GRAND RAPIDS, Mich. (WOOD) — A local drug developer is one step closer to releasing a potential treatment for a form of autism that could also help those with Alzheimer’s disease.

Grand Rapids-based Tetra Discovery Partners Incorporated is the developer. The company has received clearance from the federal Food and Drug Administration to move on to phase two of testing, which means a clinical trial on humans will start soon.

“We’re hoping that this drug will have significant impact on the quality of patients’ lives,” Tetra Chairman and CEO Mark Gurney said.

The drug is focused to treat Fragile X syndrome, the most common genetic form of autism.

Two of Kathy Proulx’s sons were born with Fragile X syndrome.

“There are some facial features, if you are aware of them — kind of elongated face, kind of larger ears, but my husband’s family has larger ears so we didn’t notice it,” she said.

Her sons, Joseph and Jacob, are now 35 and 40 years old. Cognitively, they are about 5 years old and between 12 and 14 years old socially.

“You start to talk with them and you notice there are some cognitive delays, but they are friendly, outgoing guys and they’ve done really well,” Proulx said.

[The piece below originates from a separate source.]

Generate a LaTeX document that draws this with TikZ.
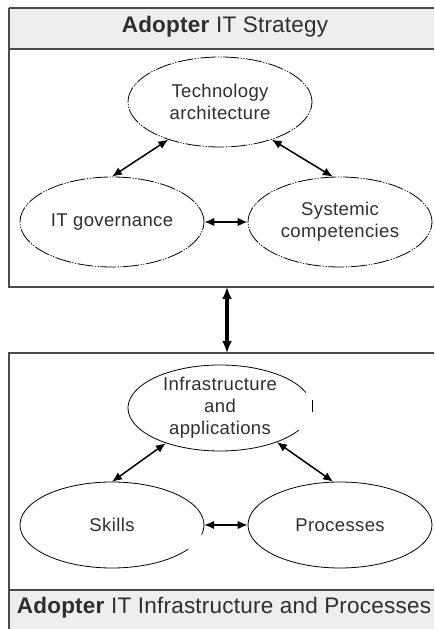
\documentclass[tikz,border=0pt]{standalone}
\usepackage{fontspec}
\setmainfont{Liberation Sans}
\usetikzlibrary{shapes.geometric,arrows.meta}
\definecolor{frame}{HTML}{4A4A4A}
\definecolor{band}{HTML}{EDEEED}
\definecolor{ink}{HTML}{2E2E2E}
\tikzset{
  x=1pt, y=1pt,
  blob/.style={ellipse, minimum width=184pt, minimum height=90pt, inner sep=0pt,
    align=center, text=ink,
    font=\fontsize{18.5}{22}\selectfont\addfontfeatures{LetterSpace=2}},
  lowblob/.style={blob, minimum height=86pt},
  dashrim/.style={draw=black, line width=0.8pt,
    dash pattern=on 16pt off 1.5pt on 1.2pt off 1.5pt on 1.2pt off 1.5pt},
  rim/.style={draw=black, line width=0.8pt},
  frameline/.style={draw=frame, line width=1.5pt},
  headline/.style={draw=frame, line width=2pt},
  link/.style={line width=1.5pt, {Latex[length=10pt,width=8.5pt]}-{Latex[length=10pt,width=8.5pt]}},
  biglink/.style={line width=3.2pt, {Latex[length=12pt,width=10pt]}-{Latex[length=12pt,width=10pt]}},
  title/.style={text=ink, font=\fontsize{22.5}{26}\selectfont\addfontfeatures{LetterSpace=1}, inner sep=0pt}
}
\begin{document}
\begin{tikzpicture}
\useasboundingbox (0,0) rectangle (434,629);

% ---- upper frame: strategy ----
\fill[band] (9,580) rectangle (434,621);
\draw[frameline] (434,342) -- (9,342) -- (9,621);
\draw[headline] (9,621) -- (434,621);
\draw[headline] (9,580) -- (434,580);
\node[title] (top) at (225,602) {\textbf{Adopter} IT Strategy};

\node[blob, dashrim] (tech) at (220,527) {Technology\\architecture};
\node[blob, dashrim] (itg)  at (112,407) {IT governance};
\node[blob, dashrim] (sys)  at (340,407) {Systemic\\competencies};

\draw[link] (tech.216) -- (itg.north);
\draw[link] (tech.324) -- (sys.99);
\draw[link] (itg.east) -- (sys.west);

% ---- lower frame: infrastructure and processes ----
\fill[band] (9,0) rectangle (434,39);
\draw[frameline] (434,276) -- (9,276) -- (9,0);
\draw[headline] (9,39) -- (434,39);
\node[title] (bottom) at (224,21.5) {\textbf{Adopter} IT Infrastructure and Processes};

\node[lowblob] (infra) at (220,221) {Infrastructure\\and\\applications};
\node[lowblob] (skills) at (112,104) {Skills};
\node[lowblob, rim] (proc) at (340,104) {Processes};

% outlines with small breaks
\draw[rim] (infra.center) ++(21:92 and 43) arc[start angle=21, end angle=329, x radius=92, y radius=43];
\draw[rim] (312,229) -- (312,217);
\draw[rim] (skills.center) ++(-13:92 and 43) arc[start angle=-13, end angle=326, x radius=92, y radius=43];

\draw[link] (infra.213) -- (skills.north);
\draw[link] (infra.329) -- (proc.99);
\draw[link] (skills.east) -- (proc.west);

% ---- link between the two frames ----
\coordinate (upper) at (227,342);
\coordinate (lower) at (227,276);
\draw[biglink] (upper) -- (lower);
\end{tikzpicture}
\end{document}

Gurney, the Tetra CEO,  said the drug, BPN14770, has so far been tested only on mice, but it worked. Mice on the drug saw reduced anxiety and improved behavior.

“We’re really excited by that,” Gurney said. “We think we have a very interesting compound that may have an impact on the disease.”

Fragile X syndrome affects only about  one in 4,000 or 5,000 males and one in 6,000 or 8,000 females. The BPN14770 trial will start soon on adult males.

Proulx said she would consider the drug for her sons and hesitates only because they are older, so their personalities and routines are already established.

“As a newer family a newer mom or dad, I think we would have been right on board with that,” she said.

If all goes well, the drug could be ready for approval to be sold in 3.5 to four years. It could also treat other forms of autism and even Alzheimer’s disease.

Monday is World Autism Awareness Day, marking the beginning of April as World Autism Month.